Una niña morena, tendrá ocho o diez años, con un jersey rojo y una comba se acerca a la entrada del parque. Camina con decisión, pero al llegar junto al precinto la veo girarse en todas las direcciones, con mirada persistente y la mano derecha sobre la frente a modo de visera. Se asegura de que no hay nadie en los alrededores y eso solo puede significar que va a colarse en el parque.

El pulso se me acelera y me tiemblan las manos al escribir. Sin mirarme al espejo, sé que estoy sonriendo bobamente y deseo con todas mis fuerzas verla cruzar el parque y ponerse a jugar a la comba allí dentro. De repente soy yo la espía con las dos manos cerradas en forma de O para hacer unos falsos prismáticos que me acerquen a ella.

Enfoco las lentes justo en el momento en que pisotea las hierbas de la entrada con sus zapatos negros y cuando la miro a los ojos descubro un aire muy familiar, demasiado. Me giro sobre la silla y me dirijo al viejo baúl azul en el que guardo todo aquello que no uso y no quiero tirar. Con un rápido movimiento de las manos descorro los enganches y levanto la tapa hasta apoyarla contra la pared. Mis ojos recorren con ansia cada rincón del baúl y me confirman la sospecha.  La comba ha desaparecido. Abro el libro de las memorias del colegio, con las fotos de todas las clases y busco entre los cursos de primaria.

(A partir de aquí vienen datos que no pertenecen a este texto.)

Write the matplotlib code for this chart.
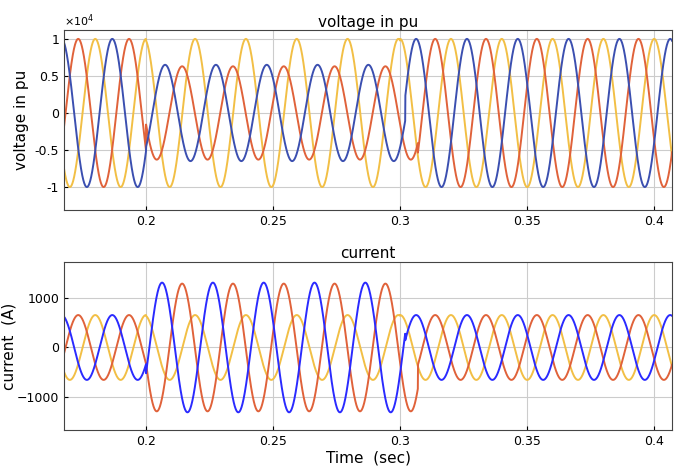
import numpy as np
import matplotlib.pyplot as plt

freq = 50.0
sag_start = 0.2
# sag end per phase (blue, red, yellow)
sag_end_blue = 0.302
sag_end_red = 0.307
sag_end_yel = 0.300
# voltage phase peak times (s) per segment [before, during, after]
peak_blue = [0.1867, 0.2075, 0.3063]
peak_red = [0.1733, 0.2142, 0.3138]
peak_yel = [0.1800, 0.2193, 0.3200]
# current phase peak times (s)
ipeak_blue = [0.1867, 0.2063, 0.3063]
ipeak_red = [0.1733, 0.2142, 0.3138]
ipeak_yel = [0.1800, 0.2193, 0.3200]
# voltage amplitudes per segment
v_amp_blue = [1.0e4, 0.65e4, 1.0e4]
v_amp_red = [1.0e4, 0.63e4, 1.0e4]
v_amp_yel = [1.0e4, 1.0e4, 1.0e4]
# current amplitudes per segment
i_amp_blue = [660, 1320, 660]
i_amp_red = [660, 1300, 660]
i_amp_yel = [660, 660, 660]

t = np.linspace(0.165, 0.41, 6000)

def wave(amps, peaks, end):
    seg = np.digitize(t, [sag_start, end])
    a = np.array(amps)[seg]
    p = np.array(peaks)[seg]
    return a * np.cos(2 * np.pi * freq * (t - p))

fig = plt.figure(figsize=(6.85, 4.72), dpi=100)
W, H = 685, 472
ax1 = fig.add_axes([64/W, 1-210/H, 608/W, 180/H])
ax2 = fig.add_axes([64/W, 1-430/H, 608/W, 168/H])

cb1, cr, cy = '#3b4fb0', '#e0623a', '#f2bf45'
cb2 = '#2a2aff'
sets = [(ax1, (v_amp_blue, v_amp_red, v_amp_yel), (peak_blue, peak_red, peak_yel), cb1),
        (ax2, (i_amp_blue, i_amp_red, i_amp_yel), (ipeak_blue, ipeak_red, ipeak_yel), cb2)]
for ax, amps, pk, cb in sets:
    ax.plot(t, wave(amps[2], pk[2], sag_end_yel), color=cy, lw=1.4)
    ax.plot(t, wave(amps[1], pk[1], sag_end_red), color=cr, lw=1.4)
    ax.plot(t, wave(amps[0], pk[0], sag_end_blue), color=cb, lw=1.4)
    ax.set_xlim(0.1677, 0.407)
    ax.set_xticks([0.2, 0.25, 0.3, 0.35, 0.4])
    ax.set_xticklabels(['0.2', '0.25', '0.3', '0.35', '0.4'])
    ax.grid(True, color='#cccccc', lw=0.8)
    ax.tick_params(labelsize=9, length=3, direction='in')
    for s in ax.spines.values():
        s.set_color('#444444')

ax1.set_ylim(-1.31e4, 1.12e4)
ax1.set_yticks([-1e4, -0.5e4, 0, 0.5e4, 1e4])
ax1.set_yticklabels(['-1', '-0.5', '0', '0.5', '1'])
ax1.text(0.0, 1.005, r'$\times10^4$', transform=ax1.transAxes, fontsize=8, va='bottom')
ax1.set_title('voltage in pu', fontsize=11, pad=2)
ax1.set_ylabel('voltage in pu', fontsize=11)

ax2.set_ylim(-1680, 1740)
ax2.set_yticks([-1000, 0, 1000])
ax2.set_title('current', fontsize=11, pad=3)
ax2.set_ylabel('current  (A)', fontsize=11, labelpad=0)
ax2.set_xlabel('Time  (sec)', fontsize=11, labelpad=2)

fig.savefig('out.png', dpi=100)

Ahí estoy, en el patio del colegio junto al resto de la clase de 3ºC. Y esa niña que sonríe a la cámara se gira hacia mí y me guiña el ojo sonriéndose. Agarro el libro y en dos zancadas me planto de nuevo frente a la ventana, escudriñando cada rincón del parque, pero la niña se ha marchado. “¿Qué raro?” – pienso – “Juraría que era yo”. Y regreso cabizbaja al baúl para colocar las memorias de nuevo en su sitio. Antes de cerrar veo la comba desenrollada y fresca, aún con restos de tierra mojada y olor a primavera.